* **Goal of the exercise**:
All lines from the beginning of the listing through the line with "import plotly.graph_objects as go" are to be copied word for word; the pictures are not.

* **Data lines**:
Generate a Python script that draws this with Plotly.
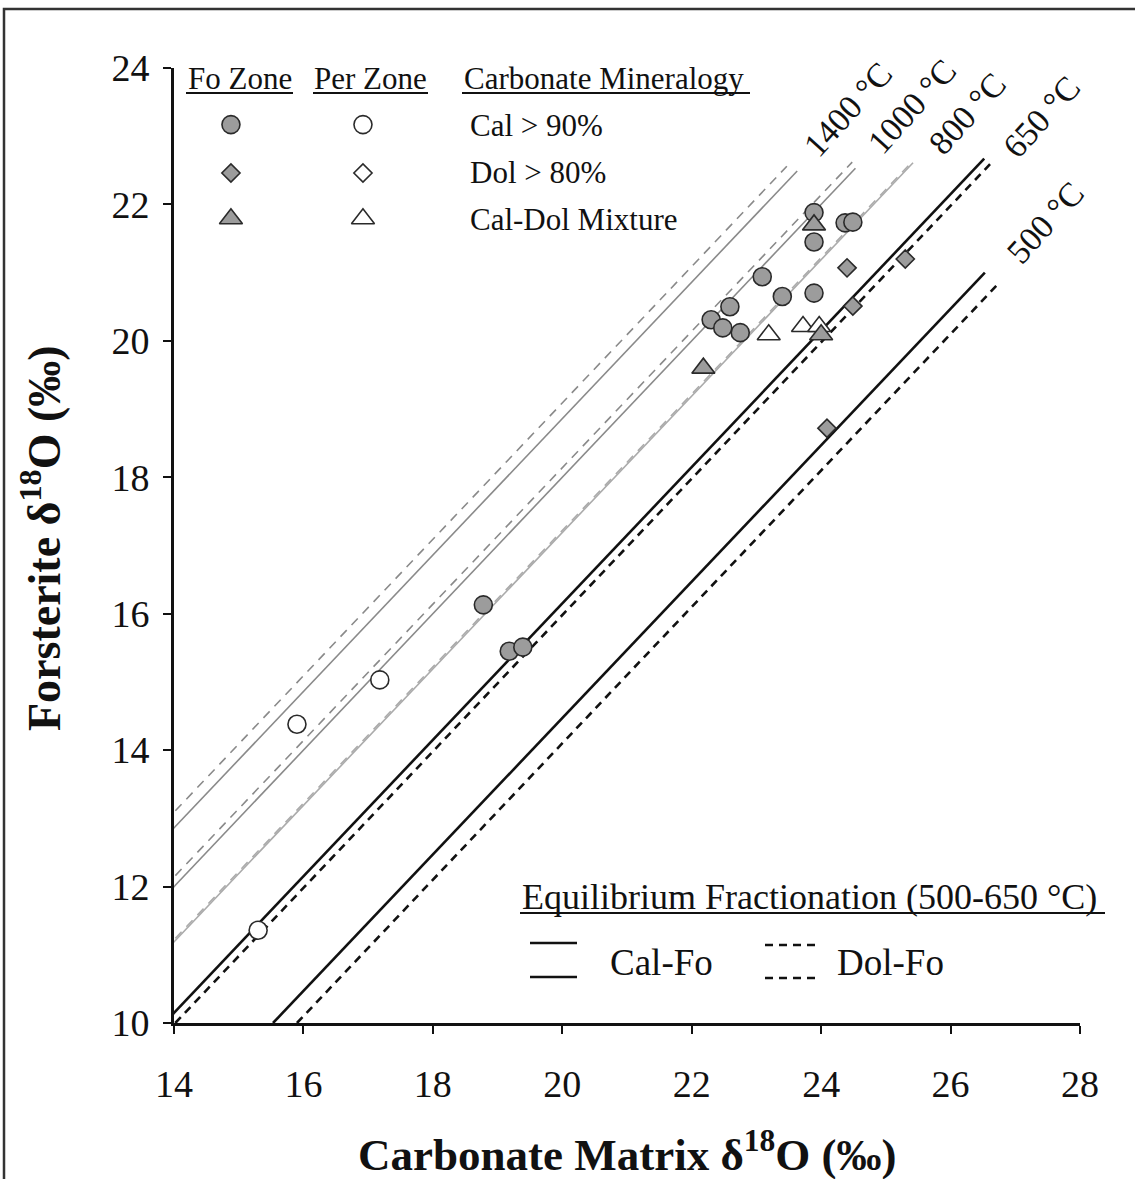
import plotly.graph_objects as go

# ---- measured oxygen isotope data (per mil) ----
# Forsterite zone, calcite-dominated carbonate
fo_cal_x = [23.89, 23.89, 24.37, 24.49, 23.09, 23.40, 23.89, 22.59, 22.30, 22.48, 22.75, 18.78, 19.18, 19.39]
fo_cal_y = [21.88, 21.45, 21.73, 21.74, 20.94, 20.65, 20.70, 20.50, 20.31, 20.19, 20.12, 16.13, 15.45, 15.51]
# Forsterite zone, dolomite-dominated carbonate
fo_dol_x = [24.40, 25.30, 24.49, 24.09]
fo_dol_y = [21.07, 21.20, 20.51, 18.72]
# Forsterite zone, calcite-dolomite mixtures
fo_mix_x = [23.89, 24.00, 22.18]
fo_mix_y = [21.70, 20.09, 19.60]
# Periclase zone, calcite-dominated carbonate
per_cal_x = [17.18, 15.90, 15.30]
per_cal_y = [15.03, 14.38, 11.36]
# Periclase zone, calcite-dolomite mixtures
per_mix_x = [23.19, 23.72, 23.97]
per_mix_y = [20.09, 20.21, 20.21]

# ---- equilibrium isotherms: forsterite = carbonate + offset ----
iso_temps = ["1400", "1000", "800", "650", "500"]
cal_fo_offset = [-1.14, -2.00, -2.81, -3.85, -5.53]
dol_fo_offset = [-0.91, -1.86, -2.78, -4.02, -5.90]
cal_fo_x_end = [23.63, 24.53, 25.42, 26.52, 26.53]
dol_fo_x_end = [23.47, 24.48, 25.42, 26.61, 26.72]

x_ticks = [14, 16, 18, 20, 22, 24, 26, 28]
y_ticks = [10, 12, 14, 16, 18, 20, 22, 24]

SERIF = "Liberation Serif"
GRAY_FILL = "#9c9c9c"
EDGE = "#2a2a2a"

fig = go.Figure()

# isotherm styles by temperature
iso_style = {
    "1400": dict(color="#8a8a8a", width=1.6),
    "1000": dict(color="#8a8a8a", width=1.6),
    "800": dict(color="#ababab", width=1.6),
    "650": dict(color="#111111", width=2.6),
    "500": dict(color="#111111", width=2.6),
}

for t, oc, od, xc, xd in zip(iso_temps, cal_fo_offset, dol_fo_offset, cal_fo_x_end, dol_fo_x_end):
    st = iso_style[t]
    xs_c = [max(13.0, 10.0 - oc), xc]
    xs_d = [max(13.0, 10.0 - od), xd]
    fig.add_trace(go.Scatter(
        x=xs_c, y=[v + oc for v in xs_c], mode="lines",
        line=dict(color=st["color"], width=st["width"]),
        hoverinfo="skip", showlegend=False))
    dash = "9px,7px" if t in ("1400", "1000", "800") else "8px,6px"
    fig.add_trace(go.Scatter(
        x=xs_d, y=[v + od for v in xs_d], mode="lines",
        line=dict(color=st["color"], width=st["width"], dash=dash),
        hoverinfo="skip", showlegend=False))


def add_points(xs, ys, symbol, filled, size):
    fig.add_trace(go.Scatter(
        x=xs, y=ys, mode="markers",
        marker=dict(symbol=symbol, size=size,
                    color=GRAY_FILL if filled else "white",
                    line=dict(color=EDGE, width=1.6)),
        hoverinfo="x+y", showlegend=False, cliponaxis=False))


add_points(per_cal_x, per_cal_y, "circle", False, 18)
add_points(fo_cal_x, fo_cal_y, "circle", True, 18)
add_points(fo_dol_x, fo_dol_y, "diamond", True, 14)
add_points(per_mix_x, per_mix_y, "triangle-up", False, 20)
add_points(fo_mix_x, fo_mix_y, "triangle-up", True, 20)

# ---- symbol key (top left) ----
key_rows_y = [23.17, 22.46, 21.79]
key_symbols = ["circle", "diamond", "triangle-up"]
key_sizes = [18, 14, 20]
key_labels = ["Cal > 90%", "Dol > 80%", "Cal-Dol Mixture"]
for ky, sym, sz in zip(key_rows_y, key_symbols, key_sizes):
    fig.add_trace(go.Scatter(
        x=[14.88], y=[ky], mode="markers",
        marker=dict(symbol=sym, size=sz, color=GRAY_FILL, line=dict(color=EDGE, width=1.6)),
        hoverinfo="skip", showlegend=False))
    fig.add_trace(go.Scatter(
        x=[16.92], y=[ky], mode="markers",
        marker=dict(symbol=sym, size=sz, color="white", line=dict(color=EDGE, width=1.6)),
        hoverinfo="skip", showlegend=False))

annotations = []
shapes = []


def px_x(p):
    return (p - 174) / 906.0


def px_y(p):
    return (1023 - p) / 955.0


def text(s, x, y, size, xanchor="left", angle=0, bold=False):
    annotations.append(dict(
        text=f"<b>{s}</b>" if bold else s, x=x, y=y, xref="paper", yref="paper",
        xanchor=xanchor, yanchor="middle", showarrow=False, textangle=angle,
        font=dict(family=SERIF, size=size, color="#111111")))


def hline(x0, x1, y, width=2.2, dash=None, color="#111111"):
    line = dict(color=color, width=width)
    if dash:
        line["dash"] = dash
    shapes.append(dict(type="line", xref="paper", yref="paper",
                       x0=px_x(x0), x1=px_x(x1), y0=px_y(y), y1=px_y(y), line=line))


# key headers
text("Fo Zone", px_x(240), px_y(78), 31, xanchor="center")
text("Per Zone", px_x(370), px_y(78), 31, xanchor="center")
text("Carbonate Mineralogy", px_x(462), px_y(78), 31)
hline(186, 293, 93)
hline(313, 428, 93)
hline(462, 750, 93)
for lbl, py in zip(key_labels, [125, 173, 219]):
    text(lbl, px_x(468), px_y(py), 31)

# isotherm labels
iso_label_pos = [(848, 110), (912, 107), (967, 113), (1042, 117), (1045, 222)]
for t, (lx, ly) in zip(iso_temps, iso_label_pos):
    text(f"{t} °C", px_x(lx), px_y(ly), 34, xanchor="center", angle=-48)

# line-style key (bottom right)
text("Equilibrium Fractionation (500-650 °C)", px_x(520), px_y(897), 36)
hline(520, 1105, 913)
hline(530, 577, 943, width=2.4)
hline(530, 577, 977, width=2.4)
text("Cal-Fo", px_x(608), px_y(962), 37)
hline(765, 815, 945, width=2.4, dash="8px,6px")
hline(765, 815, 978, width=2.4, dash="8px,6px")
text("Dol-Fo", px_x(835), px_y(962), 37)

# axis titles
text("Carbonate Matrix δ<sup>18</sup>O (‰)", px_x(627), px_y(1151), 45, xanchor="center", bold=True)
text("Forsterite δ<sup>18</sup>O (‰)", px_x(41), px_y(538), 46, xanchor="center", angle=-90, bold=True)

# outer frame
shapes.append(dict(type="rect", xref="paper", yref="paper",
                   x0=px_x(4), x1=px_x(1145), y0=px_y(1190), y1=px_y(9),
                   line=dict(color="#333333", width=2.5), fillcolor="rgba(0,0,0,0)",
                   layer="above"))

fig.update_layout(
    width=1135, height=1179,
    margin=dict(l=174, r=55, t=68, b=156),
    paper_bgcolor="white", plot_bgcolor="white",
    font=dict(family=SERIF, color="#111111"),
    annotations=annotations, shapes=shapes,
    showlegend=False,
)
fig.update_xaxes(
    range=[14, 28], tickvals=x_ticks, ticktext=[str(v) for v in x_ticks],
    showgrid=False, zeroline=False, showline=True, linecolor="#111111", linewidth=2.6,
    ticks="outside", ticklen=8, tickwidth=1.5, tickcolor="#111111",
    tickfont=dict(family=SERIF, size=38, color="#111111"), ticklabelstandoff=18,
)
fig.update_yaxes(
    range=[10, 24], tickvals=y_ticks, ticktext=[str(v) for v in y_ticks],
    showgrid=False, zeroline=False, showline=True, linecolor="#111111", linewidth=2.6,
    ticks="outside", ticklen=8, tickwidth=1.5, tickcolor="#111111",
    tickfont=dict(family=SERIF, size=38, color="#111111"), ticklabelstandoff=6,
)

fig.write_html("out.html")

* **Correct result**:
Generate a Python script that draws this with Plotly.
import plotly.graph_objects as go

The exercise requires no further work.